Longer answers get higher scores, even when a shorter answer is more accurate. In the judge prompt, explicitly state “response length does not affect the score” and include an example where a short answer receives the highest mark.

Self-enhancement bias

GPT-4 gives higher scores to GPT-4 outputs. Claude prefers Claude outputs. Fix: use a judge model from a different provider than the generator. Generate with GPT-4o, evaluate with Claude Sonnet. Or the other way around. The broader question of trusting LLM outputs is a topic of its own — more on this in TruthGuard: when AI agents lie.

Cost

Every evaluation is an LLM call. A runtime gate on 10,000 requests/day means 10,000 extra calls. Options: a cheap model as judge (GPT-4o-mini, Claude Haiku), sample-based evaluation, caching scores for similar pairs.

The judge hallucinates too

A judge model can give a high score to a response full of fabricated facts, if the hallucination sounds plausible. Partial fix: chain-of-thought + structured output. There is no complete fix. This is a fundamental limitation of the approach.

Choosing the right judge model for each scenario

ScenarioJudge modelWhy
Pre-deploy testsGPT-4o or Claude Sonnet 4Accuracy matters more than speed
Runtime gateGPT-4o-mini or Claude HaikuCheap and fast
Post-hoc monitoringGPT-4o-miniBulk processing

Rule of thumb: the judge model should be at least as capable as the generator. GPT-4o-mini judging GPT-4o-mini works. GPT-4o-mini judging Claude Opus is unreliable.

temperature=0 for judge calls is mandatory.

Tools for LLM evaluation

ToolFocusLLM-as-JudgeSelf-hostedPrice
DeepEvalTesting14+ metricsYes (OSS)Free
RagasRAG evaluationFaithfulness, relevanceYes (OSS)Free
LangfuseObservability + evalsEvaluator templatesYes (OSS)Free (self-hosted)
Phoenix (Arize)Observability + evalsHallucination, QAYes (OSS)Free
BraintrustEvals + loggingCustom scorersCloudFree tier

For a startup: DeepEval for pre-deploy tests + Langfuse for production monitoring. Two open-source tools cover the entire cycle.

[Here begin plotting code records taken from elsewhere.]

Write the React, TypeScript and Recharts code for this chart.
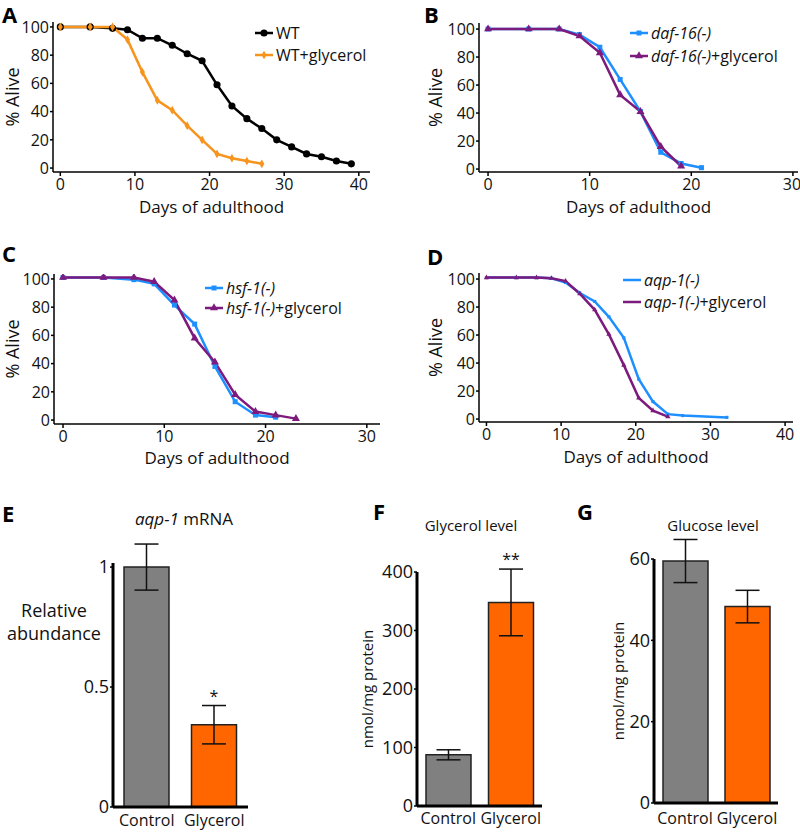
import React from "react"
import { LineChart, Line, XAxis, YAxis, Legend, BarChart, Bar, ErrorBar, Cell, LabelList, Symbols } from "recharts"

const FONT = "'Open Sans', sans-serif"
const INK = "#111"
const ORANGE_LINE = "#F7941D"
const BLUE = "#1E8FFF"
const PURPLE = "#7D1A7D"
const GREY = "#808080"
const ORANGE_BAR = "#FF6600"

// panel A
const daysWT = [0, 4, 7, 9, 11, 13, 15, 17, 19, 21, 23, 25, 27, 29, 31, 33, 35, 37, 39]
const aliveWT = [100, 100, 99, 98, 92, 92, 87, 81, 76, 59, 44, 35, 28, 20, 15, 10, 8, 5, 3]
const daysWTGly = [0, 4, 7, 9, 11, 13, 15, 17, 19, 21, 23, 25, 27]
const aliveWTGly = [100, 100, 100, 91, 68, 48, 41, 30, 20, 10, 7, 5, 3]

// panel B
const daysDaf = [0, 4, 7, 9, 11, 13, 15, 17, 19, 21]
const aliveDaf = [100, 100, 100, 96, 87, 64, 41, 12, 4, 1]
const daysDafGly = [0, 4, 7, 9, 11, 13, 15, 17, 19]
const aliveDafGly = [100, 100, 100, 95, 83, 53, 41, 16, 2]

// panel C
const daysHsf = [0, 4, 7, 9, 11, 13, 15, 17, 19, 21]
const aliveHsf = [101, 101, 99.5, 96.5, 81.5, 68, 38, 13, 3.5, 2]
const daysHsfGly = [0, 4, 7, 9, 11, 13, 15, 17, 19, 21, 23]
const aliveHsfGly = [101, 101, 101, 98, 85, 58, 41, 18, 6, 3.5, 1]

// panel D
const daysAqp = [0, 4, 6.7, 8.7, 10.6, 12.5, 14.5, 16.4, 18.4, 20.4, 22.3, 24.3, 26.3, 32.2]
const aliveAqp = [101, 101, 101, 100.5, 97.5, 90, 84, 73, 58, 28.5, 12.5, 3.5, 2.5, 1.2]
const daysAqpGly = [0, 4, 6.7, 8.7, 10.6, 12.5, 14.5, 16.4, 18.4, 20.4, 22.3, 24.3]
const aliveAqpGly = [101, 101, 101, 100.5, 98.5, 89.5, 78, 60.5, 38.5, 15, 6, 1.7]

const aliveTicks = [0, 20, 40, 60, 80, 100]

// panels E-G
const categories = ["Control", "Glycerol"]
const barColors = [GREY, ORANGE_BAR]
const aqpMean = [1.0, 0.343]
const aqpErr = [0.096, 0.08]
const aqpSig = ["", "*"]
const glyMean = [87.5, 348]
const glyErr = [8.6, 57]
const glySig = ["", "**"]
const gluMean = [59.5, 48.3]
const gluErr = [5.3, 4]
const gluSig = ["", ""]

const pts = (days: number[], vals: number[]) => vals.map((v, i) => ({ day: days[i], alive: v }))

const makeDot = (shape: any, size: number, color: string) => (p: any) => {
  if (p.cx == null || p.cy == null) return <g key={`e-${p.index}`} />
  return <Symbols key={`d-${p.index}`} cx={p.cx} cy={p.cy} type={shape} size={size} fill={color} />
}

const yTitle = (text: string, dx: number, size = 18) => (props: any) => {
  const vb = props.viewBox
  const cx = vb.x + dx
  const cy = vb.y + vb.height / 2
  return (
    <text x={cx} y={cy} transform={`rotate(-90 ${cx} ${cy})`} textAnchor="middle" dominantBaseline="central"
      fontSize={size} fontFamily={FONT} fill={INK}>{text}</text>
  )
}

const xTitle = (text: string, dy: number) => (props: any) => {
  const vb = props.viewBox
  return (
    <text x={vb.x + vb.width / 2} y={vb.y + dy} textAnchor="middle" fontSize={17} fontFamily={FONT} fill={INK}>{text}</text>
  )
}

type Series = { name: string; it: string; rest: string; days: number[]; vals: number[]; color: string; shape: string; size: number; legendMark: boolean }

function SurvLegend({ items, rowH }: { items: Series[]; rowH: number }) {
  return (
    <div style={{ fontFamily: FONT, fontSize: 16, color: INK, whiteSpace: "nowrap" }}>
      {items.map((s) => (
        <div key={s.name} style={{ display: "flex", alignItems: "center", height: rowH }}>
          <svg width={18} height={10}>
            <line x1={0} y1={5} x2={18} y2={5} stroke={s.color} strokeWidth={2.5} />
            {s.legendMark && <Symbols cx={9} cy={5} type={s.shape as any} size={s.size} fill={s.color} />}
          </svg>
          <span style={{ marginLeft: 3 }}>
            <i>{s.it}</i>{s.rest}
          </span>
        </div>
      ))}
    </div>
  )
}

function SurvivalPanel(p: any) {
  const series: Series[] = p.series
  return (
    <div style={{ position: "absolute", left: p.left, top: p.top }}>
      <LineChart width={p.width} height={p.height} margin={p.margin}>
        <XAxis type="number" dataKey="day" domain={p.xDomain} ticks={p.xTicks} height={p.xHeight} allowDataOverflow
          axisLine={{ stroke: "#000", strokeWidth: 1.5 }} tickLine={{ stroke: "#000", strokeWidth: 1.5 }}
          tickSize={4} tickMargin={3} tick={{ fill: INK, fontSize: 16, fontFamily: FONT }}
          label={xTitle("Days of adulthood", p.xLabelDy)} />
        <YAxis type="number" domain={p.yDomain} ticks={aliveTicks} width={p.yWidth} allowDataOverflow
          axisLine={{ stroke: "#000", strokeWidth: 1.5 }} tickLine={{ stroke: "#000", strokeWidth: 1.5 }}
          tickSize={3} tickMargin={1} tick={{ fill: INK, fontSize: 16, fontFamily: FONT }}
          label={yTitle("% Alive", p.yLabelDx)} />
        {series.map((s) => (
          <Line key={s.name} data={pts(s.days, s.vals)} dataKey="alive" name={s.name} type="linear"
            stroke={s.color} strokeWidth={2.5} dot={makeDot(s.shape, s.size, s.color)} activeDot={false}
            isAnimationActive={false} />
        ))}
        <Legend layout="vertical" align="center" verticalAlign="middle"
          wrapperStyle={{ left: p.legend.left, top: p.legend.top, width: "auto", height: "auto" }}
          content={() => <SurvLegend items={series} rowH={p.legend.rowH} />} />
      </LineChart>
    </div>
  )
}

const makeSig = (means: number[], errs: number[]) => (p: any) => {
  const vb = p.viewBox || p
  const i = p.index
  if (!p.value) return null
  const errTop = vb.y - errs[i] * (vb.height / means[i])
  return (
    <text x={vb.x + vb.width / 2} y={errTop - 4} textAnchor="middle" fontSize={16} fontFamily={FONT} fill={INK}>{p.value}</text>
  )
}

function BarPanel(p: any) {
  const data = categories.map((c, i) => ({ cat: c, mean: p.means[i], err: p.errs[i], sig: p.sigs[i] }))
  return (
    <div style={{ position: "absolute", left: p.left, top: p.top }}>
      <BarChart width={p.width} height={p.height} margin={p.margin} data={data}>
        <XAxis dataKey="cat" height={p.xHeight} interval={0} axisLine={{ stroke: "#000", strokeWidth: 3 }} tickLine={false}
          tickSize={0} tickMargin={p.tickMargin} tick={{ fill: INK, fontSize: 16, fontFamily: FONT }} />
        <YAxis type="number" domain={p.yDomain} ticks={p.yTicks} width={p.yWidth} allowDataOverflow
          axisLine={{ stroke: "#000", strokeWidth: 3 }} tickLine={{ stroke: "#000", strokeWidth: 1.5 }}
          tickSize={3} tickMargin={1} tick={{ fill: INK, fontSize: 18, fontFamily: FONT }}
          label={p.yLabel} />
        <Bar dataKey="mean" barSize={45} stroke="#222" strokeWidth={1.5} isAnimationActive={false}>
          {data.map((d, i) => <Cell key={d.cat} fill={barColors[i]} />)}
          <ErrorBar dataKey="err" width={12} stroke={INK} strokeWidth={1.5} direction="y" />
          <LabelList dataKey="sig" content={makeSig(p.means, p.errs)} />
        </Bar>
      </BarChart>
    </div>
  )
}

const relAbundance = (props: any) => {
  const vb = props.viewBox
  return (
    <text textAnchor="middle" fontSize={18} fontFamily={FONT} fill={INK}>
      <tspan x={vb.x + 54} y={vb.y + 54}>Relative</tspan>
      <tspan x={vb.x + 54} y={vb.y + 77}>abundance</tspan>
    </text>
  )
}

export default function App() {
  return (
    <div style={{ position: "absolute", left: 0, top: 0, width: 800, height: 834, background: "#fff", fontFamily: FONT }}>
      <SurvivalPanel left={0} top={0} width={400} height={222} margin={{ top: 22, right: 30, bottom: 0, left: 0 }}
        yWidth={53} xHeight={50} xDomain={[-0.98, 41.5]} xTicks={[0, 10, 20, 30, 40]} yDomain={[-2.8, 103.5]}
        yLabelDx={12} xLabelDy={41} legend={{ left: 255, top: 22, rowH: 22 }}
        series={[
          { name: "WT", it: "", rest: "WT", days: daysWT, vals: aliveWT, color: "#000", shape: "circle", size: 40, legendMark: true },
          { name: "WT+glycerol", it: "", rest: "WT+glycerol", days: daysWTGly, vals: aliveWTGly, color: ORANGE_LINE, shape: "diamond", size: 22, legendMark: true },
        ]} />
      <SurvivalPanel left={400} top={0} width={400} height={222} margin={{ top: 23, right: 2, bottom: 0, left: 0 }}
        yWidth={79} xHeight={50} xDomain={[-0.89, 30.5]} xTicks={[0, 10, 20, 30]} yDomain={[-2.1, 104.3]}
        yLabelDx={35} xLabelDy={41} legend={{ left: 230, top: 21, rowH: 23 }}
        series={[
          { name: "daf", it: "daf-16(-)", rest: "", days: daysDaf, vals: aliveDaf, color: BLUE, shape: "square", size: 25, legendMark: true },
          { name: "dafGly", it: "daf-16(-)", rest: "+glycerol", days: daysDafGly, vals: aliveDafGly, color: PURPLE, shape: "triangle", size: 28, legendMark: true },
        ]} />
      <SurvivalPanel left={0} top={250} width={400} height={222} margin={{ top: 24, right: 20, bottom: 0, left: 0 }}
        yWidth={54} xHeight={48} xDomain={[-0.89, 31.3]} xTicks={[0, 10, 20, 30]} yDomain={[-2.8, 103.5]}
        yLabelDx={12} xLabelDy={40} legend={{ left: 205, top: 28, rowH: 20 }}
        series={[
          { name: "hsf", it: "hsf-1(-)", rest: "", days: daysHsf, vals: aliveHsf, color: BLUE, shape: "square", size: 25, legendMark: true },
          { name: "hsfGly", it: "hsf-1(-)", rest: "+glycerol", days: daysHsfGly, vals: aliveHsfGly, color: PURPLE, shape: "triangle", size: 28, legendMark: true },
        ]} />
      <SurvivalPanel left={400} top={250} width={400} height={222} margin={{ top: 23, right: 7, bottom: 0, left: 0 }}
        yWidth={79} xHeight={50} xDomain={[-1, 41.06]} xTicks={[0, 10, 20, 30, 40]} yDomain={[-2.1, 104.3]}
        yLabelDx={35} xLabelDy={41} legend={{ left: 223, top: 19, rowH: 22 }}
        series={[
          { name: "aqp", it: "aqp-1(-)", rest: "", days: daysAqp, vals: aliveAqp, color: BLUE, shape: "square", size: 10, legendMark: false },
          { name: "aqpGly", it: "aqp-1(-)", rest: "+glycerol", days: daysAqpGly, vals: aliveAqpGly, color: PURPLE, shape: "triangle", size: 12, legendMark: false },
        ]} />

      <BarPanel left={0} top={500} width={270} height={334} margin={{ top: 63, right: 22, bottom: 0, left: 0 }}
        yWidth={113} xHeight={27} yDomain={[0, 1.017]} yTicks={[0, 0.5, 1]} tickMargin={8}
        means={aqpMean} errs={aqpErr} sigs={aqpSig} yLabel={relAbundance} />
      <BarPanel left={270} top={500} width={280} height={334} margin={{ top: 72, right: 8, bottom: 0, left: 0 }}
        yWidth={147} xHeight={28} yDomain={[0, 400]} yTicks={[0, 100, 200, 300, 400]} tickMargin={7}
        means={glyMean} errs={glyErr} sigs={glySig} yLabel={yTitle("nmol/mg protein", 97, 15)} />
      <BarPanel left={530} top={500} width={270} height={334} margin={{ top: 59, right: 22, bottom: 0, left: 0 }}
        yWidth={124} xHeight={31} yDomain={[0, 60]} yTicks={[0, 20, 40, 60]} tickMargin={10}
        means={gluMean} errs={gluErr} sigs={gluSig} yLabel={yTitle("nmol/mg protein", 88, 15)} />

      <svg width={800} height={834} style={{ position: "absolute", left: 0, top: 0, pointerEvents: "none" }}>
        <g fontFamily={FONT} fontWeight={700} fontSize={22} fill="#000">
          <text x={2} y={23}>A</text>
          <text x={424} y={23}>B</text>
          <text x={2} y={262}>C</text>
          <text x={427} y={265}>D</text>
          <text x={2} y={522}>E</text>
          <text x={373} y={520}>F</text>
          <text x={577} y={520}>G</text>
        </g>
        <text x={184} y={525} textAnchor="middle" fontFamily={FONT} fontSize={17} fill={INK}>
          <tspan fontStyle="italic">aqp-1</tspan> mRNA
        </text>
        <text x={471} y={531} textAnchor="middle" fontFamily={FONT} fontSize={15} fill={INK}>Glycerol level</text>
        <text x={713} y={531} textAnchor="middle" fontFamily={FONT} fontSize={15} fill={INK}>Glucose level</text>
      </svg>
    </div>
  )
}
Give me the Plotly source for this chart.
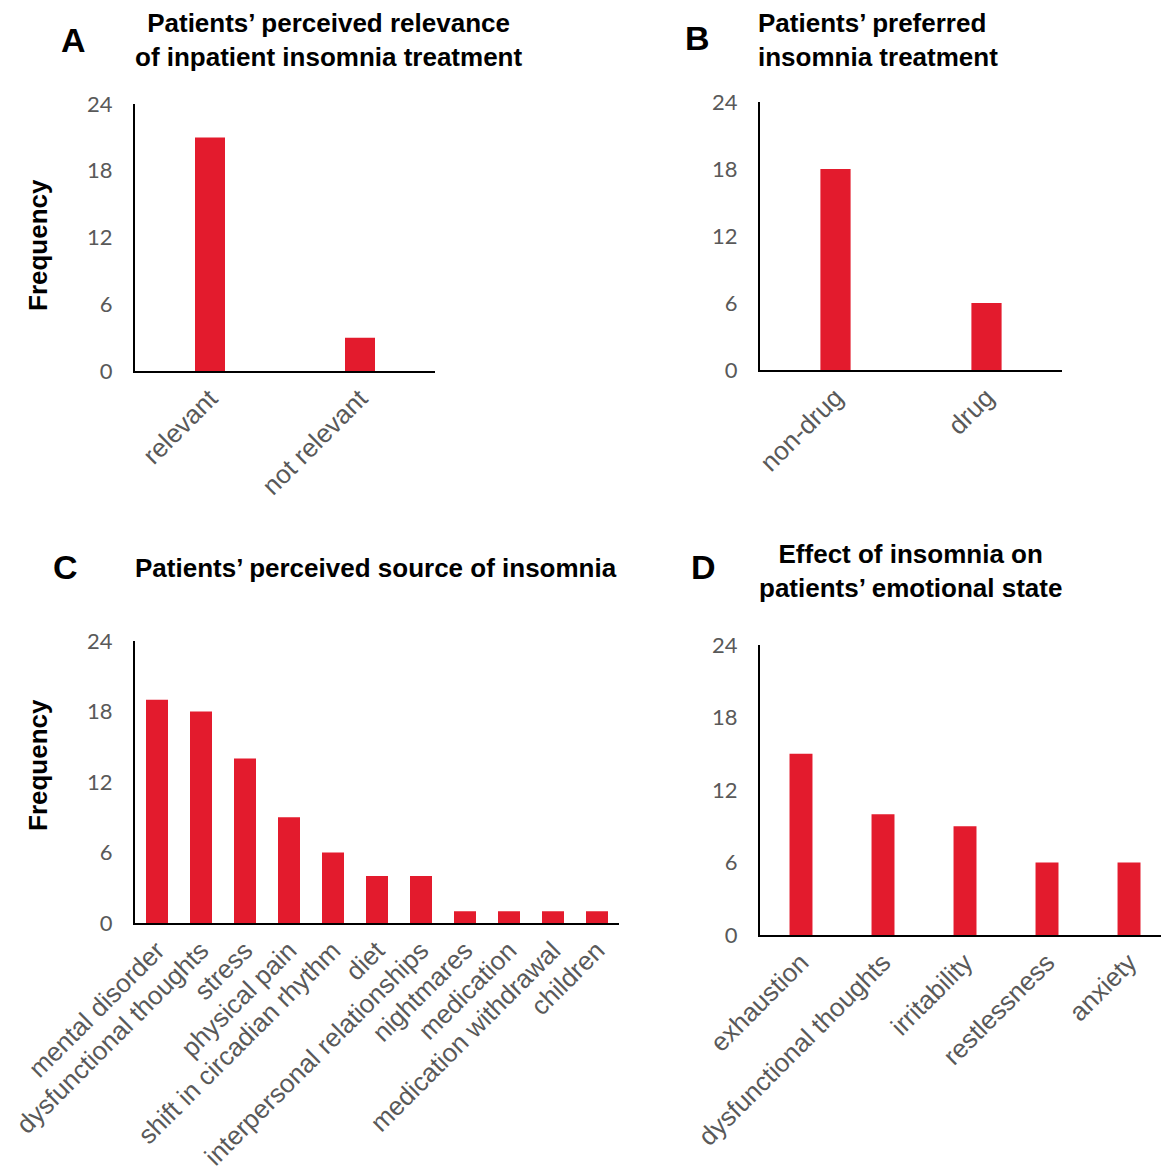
import plotly.graph_objects as go

W, H = 1161, 1174

a_cats = ["relevant", "not relevant"]
a_vals = [21, 3]
b_cats = ["non-drug", "drug"]
b_vals = [18, 6]
c_cats = ["mental disorder", "dysfunctional thoughts", "stress", "physical pain",
          "shift in circadian rhythm", "diet", "interpersonal relationships",
          "nightmares", "medication", "medication withdrawal", "children"]
c_vals = [19, 18, 14, 9, 6, 4, 4, 1, 1, 1, 1]
d_cats = ["exhaustion", "dysfunctional thoughts", "irritability", "restlessness", "anxiety"]
d_vals = [15, 10, 9, 6, 6]
y_ticks = [0, 6, 12, 18, 24]

RED = "#E31B2D"
GRAY = "#595959"

def px_x(p):
    return p / W

def px_y(p):
    return 1 - p / H

fig = go.Figure()

panels = [
    # cats, vals, x pixel domain, y pixel domain(top,bottom), bar width, x range end
    (a_cats, a_vals, (135, 435), (104, 371), 0.2, 1.5),
    (b_cats, b_vals, (760, 1062), (102, 370), 0.2, 1.5),
    (c_cats, c_vals, (135, 619), (641, 923), 0.5, 10.5),
    (d_cats, d_vals, (760, 1161), (645, 935), 0.28, 4.39),
]

for i, (cats, vals, xd, yd, bw, xend) in enumerate(panels, start=1):
    xa = "x" if i == 1 else f"x{i}"
    ya = "y" if i == 1 else f"y{i}"
    fig.add_trace(go.Bar(x=cats, y=vals, width=bw, marker=dict(color=RED, line=dict(width=0)),
                         xaxis=xa, yaxis=ya, showlegend=False))
    xkey = "xaxis" if i == 1 else f"xaxis{i}"
    ykey = "yaxis" if i == 1 else f"yaxis{i}"
    fig.update_layout(**{
        xkey: dict(domain=[px_x(xd[0]), min(1.0, px_x(xd[1]))], anchor=ya, automargin=False,
                   range=[-0.5, xend], showline=True, linecolor="black", linewidth=2,
                   showgrid=False, zeroline=False, ticks="", tickangle=-45,
                   tickfont=dict(family="Liberation Sans, Arial", size=26, color=GRAY),
                   fixedrange=True),
        ykey: dict(domain=[px_y(yd[1]), px_y(yd[0])], anchor=xa, automargin=False,
                   range=[0, 24], tickvals=y_ticks, showline=True, linecolor="black",
                   linewidth=2, showgrid=False, zeroline=False, ticks="",
                   ticklabelstandoff=16,
                   tickfont=dict(family="Lato, Open Sans", size=22, color=GRAY),
                   fixedrange=True),
    })

ann = []
title_font = dict(family="Liberation Sans, Arial", size=26, color="black", weight="bold")
letter_font = dict(family="Liberation Sans, Arial", size=34, color="black", weight="bold")

def add_text(text, x, y, font, xanchor="center", yanchor="middle", align="center", angle=0):
    ann.append(dict(text=text, x=px_x(x), y=px_y(y), xref="paper", yref="paper",
                    showarrow=False, font=font, xanchor=xanchor, yanchor=yanchor,
                    align=align, textangle=angle))

add_text("A", 73, 40, letter_font)
add_text("B", 697, 38, letter_font)
add_text("C", 65, 567, letter_font)
add_text("D", 703, 567, letter_font)

add_text("Patients’ perceived relevance<br>of inpatient insomnia treatment", 328, 40, title_font)
add_text("Patients’ preferred<br>insomnia treatment", 756, 40, title_font, xanchor="left", align="left")
add_text("Patients’ perceived source of insomnia", 376, 568, title_font)
add_text("Effect of insomnia on<br>patients’ emotional state", 910, 571, title_font)

add_text("Frequency", 38, 245, title_font, angle=-90)
add_text("Frequency", 38, 765, title_font, angle=-90)

fig.update_layout(
    width=W, height=H, margin=dict(l=0, r=0, t=0, b=0),
    paper_bgcolor="white", plot_bgcolor="white",
    annotations=ann, bargap=0.5,
)

fig.write_html("out.html", config={"displayModeBar": False},
               post_script="document.body.style.margin='0';document.body.style.overflow='hidden';")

Production setup for LLM-as-Judge

+---------------------------------------------------+
|                   CI/CD Pipeline                   |
|                                                    |
|  PR with prompt change                             |
|      |                                             |
|      v                                             |
|  DeepEval: dataset x new prompt -> scores          |
|      |                                             |
|      v                                             |
|  Score < threshold? -> Block merge                 |
+---------------------------------------------------+

+---------------------------------------------------+
|                   Production                       |
|                                                    |
|  User request -> LLM -> Response -> User           |
|                   |                                |
|                   v (async)                         |
|              Langfuse trace                         |
|                   |                                |
|                   v (cron, hourly)                  |
|         Judge evaluation (sample)                  |
|                   |                                |
|                   v                                |
|         Score dashboard + alerts                   |
+---------------------------------------------------+

Where to start: step-by-step plan

  1. Pick one metric. For RAG: faithfulness. For a chatbot: answer relevance.
  2. Collect 20-30 examples by hand: questions, answers, ratings (good/bad). A golden dataset for calibration.
  3. Write a judge prompt, run it against the golden dataset. Agreement with human ratings below 70%? Revise the prompt.
  4. Add DeepEval to CI for tests on prompt changes.
  5. Set up Langfuse evaluations for production monitoring.

From zero to a working quality gate: two to three days. Golden dataset + judge prompt: a couple of hours.